Tenho ouvido, para meu desalento, que brasileiros de todas as idades e setores sociais estão querendo sair do país. São jovens casais planejando estudar no Canadá, artistas querendo morar em Lisboa, empresários pensando nos EUA.
Embora esta coluna sugira que sou um super-homem, com sentimentos e propósitos muito bem ordenados, no escuro do quarto eu também tiro minha capa e olho para Miami. Mas volto sempre à antológica e profunda frase de Tom Jobim: Aqui é uma merda, mas é bom; lá fora é bom, mas é uma merda.
A raiz do desencanto em massa é a exaustão com as crises cíclicas do Brasil. Há desencanto com o hoje e falta de esperança no amanhã. O pior é que também estamos perdendo o ontem, aquelas coisas gostosas do país de quando eu era menino.
Minha cidade, Salvador, tão linda e gostosa, está paralisada por um trânsito insuportável. O bairro onde vivo em São Paulo tem assaltos com frequência. O patrimônio arquitetônico barroco mais importante do mundo, no Pelourinho, onde cresci, cai aos pedaços.
E o que viver lá fora oferece? Luxos impensáveis aqui. Andar a pé a qualquer hora como na Salvador da minha adolescência, deixar os filhos soltos e livres na rua, fazer planejamento de longo prazo.

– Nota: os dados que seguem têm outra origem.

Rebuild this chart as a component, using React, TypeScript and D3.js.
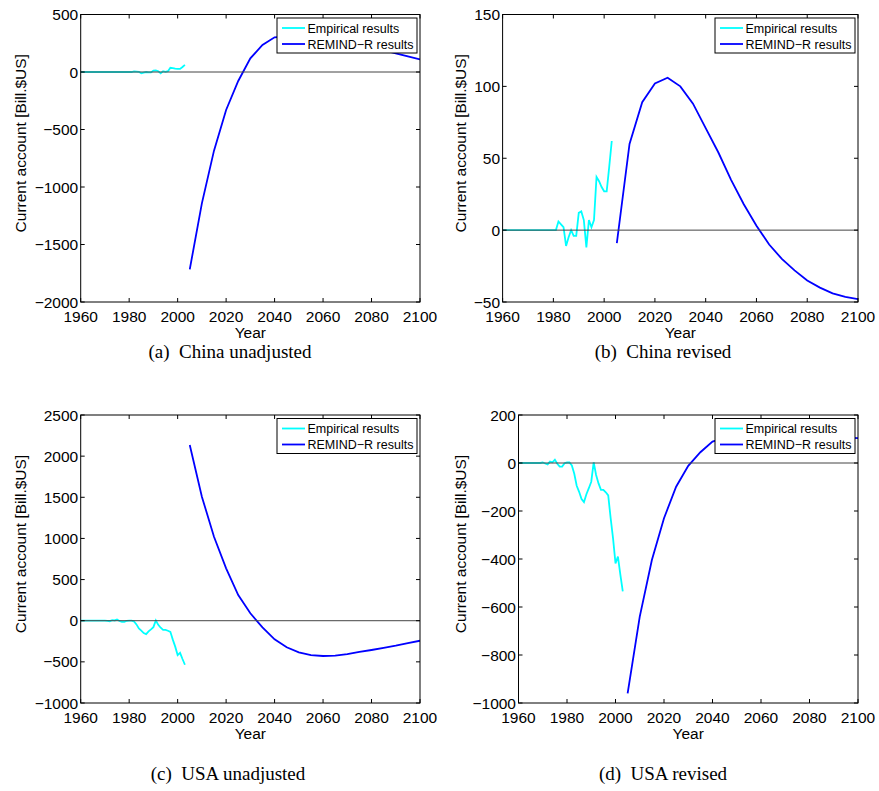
import React, { useEffect, useRef } from "react";
import * as d3 from "d3";

// empirical years 1960..2003, model years 2005..2100 (5-year steps)
const empYears = d3.range(1960, 2004);
const remindYears = d3.range(2005, 2101, 5);
const xTicks = [1960, 1980, 2000, 2020, 2040, 2060, 2080, 2100];

const chinaEmpirical = [
  0, 0, 0, 0, 0, 0, 0, 0, 0, 0, 0, 0, 0, 0, 0, 0, 0, 0, 0, 0, 0, 0,
  6, 4, 2, -11, -5, 0, -4, -4, 12, 13, 7, -12, 7, 2, 7, 37, 34, 30, 27, 27, 44, 62
];
const usaEmpirical = [
  0, 0, 0, 0, 0, 0, 0, 0, 0, 0,
  2, -2, -6, 6, 3, 14, -3, -15, -15, -1, 2, 2, -10, -45, -95, -120, -150, -163,
  -130, -105, -78, 3, -50, -85, -112, -112, -122, -135, -230, -315, -418, -390, -465, -535
];

const chinaRemindUnadj = [-1716, -1142, -684, -330, -78, 119, 235, 302, 310, 310, 302, 290, 275, 258, 238, 215, 190, 162, 136, 110];
const chinaRemindRev = [-9, 60, 89, 102, 106, 100, 88, 71, 54, 35, 18, 3, -10, -20, -28, -35, -40, -44, -46.5, -48];
const usaRemindUnadj = [2135, 1507, 1021, 637, 312, 90, -80, -226, -323, -384, -417, -429, -425, -405, -380, -356, -330, -304, -273, -243];
const usaRemindRev = [-960, -640, -404, -230, -99, -12, 45, 89, 105, 112, 117, 119, 119, 118, 116, 113, 111, 108, 106, 104];

const yTicksA = [-2000, -1500, -1000, -500, 0, 500];
const yTicksB = [-50, 0, 50, 100, 150];
const yTicksC = [-1000, -500, 0, 500, 1000, 1500, 2000, 2500];
const yTicksD = [-1000, -800, -600, -400, -200, 0, 200];

const legendLabels = ["Empirical results", "REMIND\u2212R results"];
const colors = ["#00ffff", "#0000ff"];

const panels = [
  { left: 80.7, right: 420, top: 14.5, bottom: 302, labOff: 60, yTicks: yTicksA, emp: chinaEmpirical, remind: chinaRemindUnadj, caption: "(a)  China unadjusted", capX: 230, capY: 358 },
  { left: 502.6, right: 858, top: 14.5, bottom: 302, labOff: 42, yTicks: yTicksB, emp: chinaEmpirical, remind: chinaRemindRev, caption: "(b)  China revised", capX: 663, capY: 358 },
  { left: 80.7, right: 420, top: 415, bottom: 703, labOff: 60, yTicks: yTicksC, emp: usaEmpirical, remind: usaRemindUnadj, caption: "(c)  USA unadjusted", capX: 228, capY: 780 },
  { left: 518.5, right: 858, top: 415, bottom: 703, labOff: 58, yTicks: yTicksD, emp: usaEmpirical, remind: usaRemindRev, caption: "(d)  USA revised", capX: 663, capY: 780 }
];

const sans = "'Liberation Sans', Arial, Helvetica, sans-serif";
const serif = "'Liberation Serif', 'Times New Roman', serif";
const fmt = (v: number) => (v < 0 ? "\u2212" + Math.abs(v) : String(v));

export default function App() {
  const svgRef = useRef<SVGSVGElement>(null);

  useEffect(() => {
    const svg = d3.select(svgRef.current);
    svg.selectAll("*").remove();

    panels.forEach((p, idx) => {
      const x = d3.scaleLinear().domain([1960, 2100]).range([p.left, p.right]);
      const yDom = d3.extent(p.yTicks) as [number, number];
      const y = d3.scaleLinear().domain(yDom).range([p.bottom, p.top]);
      const g = svg.append("g");

      const clipId = "clip" + idx;
      g.append("clipPath").attr("id", clipId)
        .append("rect")
        .attr("x", p.left).attr("y", p.top)
        .attr("width", p.right - p.left).attr("height", p.bottom - p.top);

      const line = d3.line<[number, number]>()
        .x(d => x(d[0]))
        .y(d => y(d[1]));

      const plot = g.append("g").attr("clip-path", `url(#${clipId})`);

      plot.append("path")
        .attr("d", line(empYears.map((yr, i) => [yr, p.emp[i]] as [number, number])))
        .attr("fill", "none")
        .attr("stroke", colors[0])
        .attr("stroke-width", 1.8);

      plot.append("path")
        .attr("d", line(remindYears.map((yr, i) => [yr, p.remind[i]] as [number, number])))
        .attr("fill", "none")
        .attr("stroke", colors[1])
        .attr("stroke-width", 1.8);

      // zero line
      plot.append("line")
        .attr("x1", p.left).attr("x2", p.right)
        .attr("y1", y(0)).attr("y2", y(0))
        .attr("stroke", "#444")
        .attr("stroke-width", 1);

      // box
      g.append("rect")
        .attr("x", p.left).attr("y", p.top)
        .attr("width", p.right - p.left).attr("height", p.bottom - p.top)
        .attr("fill", "none")
        .attr("stroke", "#000")
        .attr("stroke-width", 1);

      const tl = 4;
      // x ticks (inward, bottom and top)
      xTicks.forEach(t => {
        g.append("line").attr("x1", x(t)).attr("x2", x(t))
          .attr("y1", p.bottom).attr("y2", p.bottom - tl).attr("stroke", "#000");
        g.append("line").attr("x1", x(t)).attr("x2", x(t))
          .attr("y1", p.top).attr("y2", p.top + tl).attr("stroke", "#000");
        g.append("text")
          .attr("x", x(t)).attr("y", p.bottom + 19.7)
          .attr("text-anchor", "middle")
          .style("font-family", sans).style("font-size", "15.5px")
          .text(t);
      });

      // y ticks (inward, left and right)
      p.yTicks.forEach(t => {
        g.append("line").attr("x1", p.left).attr("x2", p.left + tl)
          .attr("y1", y(t)).attr("y2", y(t)).attr("stroke", "#000");
        g.append("line").attr("x1", p.right).attr("x2", p.right - tl)
          .attr("y1", y(t)).attr("y2", y(t)).attr("stroke", "#000");
        g.append("text")
          .attr("x", p.left - 2.5).attr("y", y(t))
          .attr("dy", "0.36em")
          .attr("text-anchor", "end")
          .style("font-family", sans).style("font-size", "15.5px")
          .text(fmt(t));
      });

      // axis labels
      g.append("text")
        .attr("x", (p.left + p.right) / 2).attr("y", p.bottom + 35.5)
        .attr("text-anchor", "middle")
        .style("font-family", sans).style("font-size", "15.5px")
        .text("Year");

      const labX = p.left - p.labOff;
      const labY = (p.top + p.bottom) / 2 - 15;
      g.append("text")
        .attr("transform", `translate(${labX},${labY}) rotate(-90)`)
        .attr("text-anchor", "middle")
        .attr("dy", "0.36em")
        .style("font-family", sans).style("font-size", "15.5px")
        .text("Current account [Bill.$US]");

      // legend
      const lw = 140, lh = 35;
      const lx = p.right - 3 - lw, ly = p.top + 3.5;
      const legend = g.append("g").attr("transform", `translate(${lx},${ly})`);
      legend.append("rect")
        .attr("width", lw).attr("height", lh)
        .attr("fill", "#fff").attr("stroke", "#000").attr("stroke-width", 1);
      legendLabels.forEach((lab, i) => {
        const ry = 10 + i * 16;
        legend.append("line")
          .attr("x1", 5).attr("x2", 28).attr("y1", ry).attr("y2", ry)
          .attr("stroke", colors[i]).attr("stroke-width", 1.8);
        legend.append("text")
          .attr("x", 30.5).attr("y", ry).attr("dy", "0.36em")
          .style("font-family", sans).style("font-size", "12.5px")
          .text(lab);
      });

      // caption
      g.append("text")
        .attr("x", p.capX).attr("y", p.capY)
        .attr("text-anchor", "middle")
        .attr("xml:space", "preserve")
        .style("white-space", "pre")
        .style("font-family", serif).style("font-size", "19px")
        .text(p.caption);
    });
  }, []);

  return (
    <div style={{ position: "absolute", left: 0, top: 0 }}>
      <svg ref={svgRef} width={879} height={791} style={{ display: "block", background: "#fff" }} />
    </div>
  );
}
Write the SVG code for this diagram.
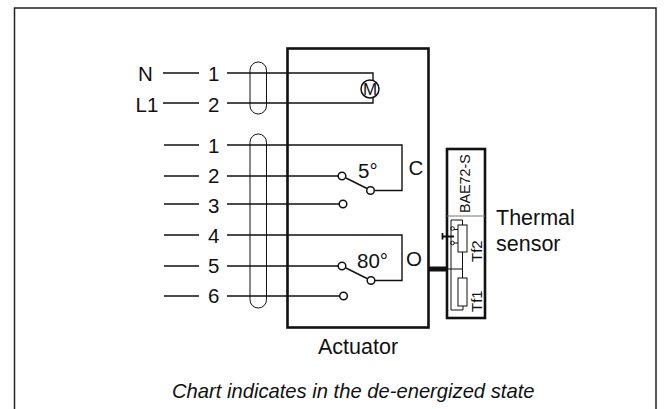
<svg xmlns="http://www.w3.org/2000/svg" width="664" height="409" viewBox="0 0 664 409">
<style>
text{font-family:"Liberation Sans",Arial,sans-serif;font-size:20.500px;fill:#111}
.w{fill:none;stroke:#111;stroke-width:1.4}
.h{fill:none;stroke:#111;stroke-width:1}
.b{fill:none;stroke:#111;stroke-width:2.6}
.c{fill:#fff;stroke:#111;stroke-width:1.500}
.s{font-size:15px}
.m{text-anchor:middle;font-size:17px}
.l{font-size:21.500px}
.i{font-style:italic;font-size:20.200px}
</style>
<rect width="664" height="409" fill="#fff"/>
<path id="frame" d="M14.500 409V8H656V409" fill="none" stroke="#222" stroke-width="1.500"/>
<g id="connectors">
<path class="w" d="M163 73H199M227 73H373V82M163 103H199M227 103H373V96M164 145H199M227 145H402V190.500H375M164 176H199M227 176H338M164 204H199M227 204H339M164 235H199M227 235H402V280.500H375M164 266H199M227 266H338M164 296H199M227 296H339M346 178L367 188.500M346 268L367 278.500"/>
<path d="M428 269H447" stroke="#111" stroke-width="5" fill="none"/>
</g>
<g id="cable1"><rect class="h" x="250" y="62" width="16.500" height="52" rx="8.250"/></g>
<g id="cable2"><rect class="h" x="250" y="134" width="16.500" height="174" rx="8.250"/></g>
<g id="actuator"><rect class="b" x="287.500" y="48.500" width="141" height="279"/><text class="l" x="318" y="354">Actuator</text><text x="408.500" y="175">C</text><text x="406" y="265.500">O</text></g>
<g id="motor"><circle class="c" cx="370" cy="89" r="9"/><text class="m" x="370" y="95">M</text></g>
<g id="switch5"><circle class="c" cx="342" cy="176" r="3.800"/><circle class="c" cx="370.500" cy="190.500" r="3.800"/><circle class="c" cx="343" cy="204" r="3.800"/><text x="358" y="178">5°</text></g>
<g id="switch80"><circle class="c" cx="342" cy="266" r="3.800"/><circle class="c" cx="371" cy="280.500" r="3.800"/><circle class="c" cx="343.500" cy="296" r="3.800"/><text x="357" y="268">80°</text></g>
<g id="labels">
<text x="138" y="81">N</text><text x="135.500" y="111.500">L1</text>
<text x="208" y="81">1</text><text x="208" y="111.500">2</text><text x="208" y="152.500">1</text><text x="208" y="183">2</text><text x="208" y="213">3</text><text x="208" y="243">4</text><text x="208" y="273">5</text><text x="208" y="303">6</text>
<text class="l" x="496" y="225">Thermal</text><text class="l" x="496" y="250.500">sensor</text>
<text class="i" x="172" y="398">Chart indicates in the de-energized state</text>
</g>
<g id="sensor"><rect class="b" x="447" y="149" width="38" height="169"/><path d="M447 216H485" stroke="#777" stroke-width="1" fill="none"/>
<text style="font-size:14.300px" transform="translate(470 213) rotate(-90)">BAE72-S</text><text class="s" transform="translate(481.500 262) rotate(-90)">Tf2</text><text class="s" transform="translate(481.500 312) rotate(-90)">Tf1</text>
<path class="h" d="M451 220V310H463V306M451 220H462.500V225M447 269H463"/>
<rect class="h" x="458" y="225" width="9" height="27"/><rect class="h" x="458" y="278" width="9" height="28"/>
<path class="h" d="M462.500 252V278"/>
<path class="h" d="M454 229.500H458M454 243H458"/>
<path d="M442.500 233V239.500M442.500 236.500H454" stroke="#111" stroke-width="1.800" fill="none"/><circle class="h" cx="452.500" cy="228.500" r="1.800"/><circle class="h" cx="452.500" cy="243" r="1.800"/></g>
</svg>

Não faltam razões comezinhas para ir embora, mas há algo profundo em minha alma que teima em ficar. Não condeno quem esteja querendo sair do Brasil. Mas não saio porque já abandonei a Bahia por motivos profissionais e sei da dor de deixar uma história para trás.
Eu sou brasileiro. Monteiro Lobato e Machado de Assis me fizeram assim. Sou redator, amo a língua e a cultura brasileira, de onde arranco o meu sustento. E o que seria da minha vida sem família e amigos? Precisamos dos amigos e dos inimigos porque eles nos definem.
Sem o Brasil, em Portugal eu seria um fado; em Londres, "London, London"; e, em Nova York, mister Gomes, já que meu nome é Nizan Guanaes Gomes e lá eles me chamam pelo "last name".
Mister Gomes é ninguém. Aqui eu sou alguém. Sou filho da Bahia e do terreiro do Gantois. Sou devoto de santo Antônio, santa Terezinha das Rosas e santa Rita de Cássia, a quem peço coisas impossíveis. Torço pela Mangueira, sou colunista deste jornal, o que me dá tanto orgulho, fiz uma carreira, uma família linda, construí uma vida.
O Brasil agora vive momento de catarse. Como na Revolução Francesa, quando, para se fazer justiça, fizeram injustiças. Mas não há aurora sem noite. E este inverno pode ser longo, como em "Game of Thrones".
Quando fui estudante de intercâmbio e morava numa fazenda em Iowa, minha família americana usava o inverno rigoroso para consertar as coisas e repor o que faltava. Vamos usar esse inverno para consertar nossas empresas, reduzir custos, ganhar produtividade e ver não só crise na crise, mas oportunidades também.
Vamos honrar os homens que aqui ficaram no passado de tantas dificuldades.
Honrar os empreendedores que fizeram coisas importantes sob as mais altas taxas de inflação e todo tipo de crise e plano econômico. Vamos honrar homens como Abilio Diniz, ex-sequestrado, Roberto Medina, ex-sequestrado, Washington Olivetto, ex-sequestrado, que seguiram empreendendo aqui quando tinham todos os motivos para ir embora.
O momento pede grandeza, diálogo e discernimento.
Prefiro viver trancado em casa, mas com a alma solta, a andar livremente pelas ruas sendo mister Gomes. Porque lá fora mister Gomes será tudo, mas não será ninguém.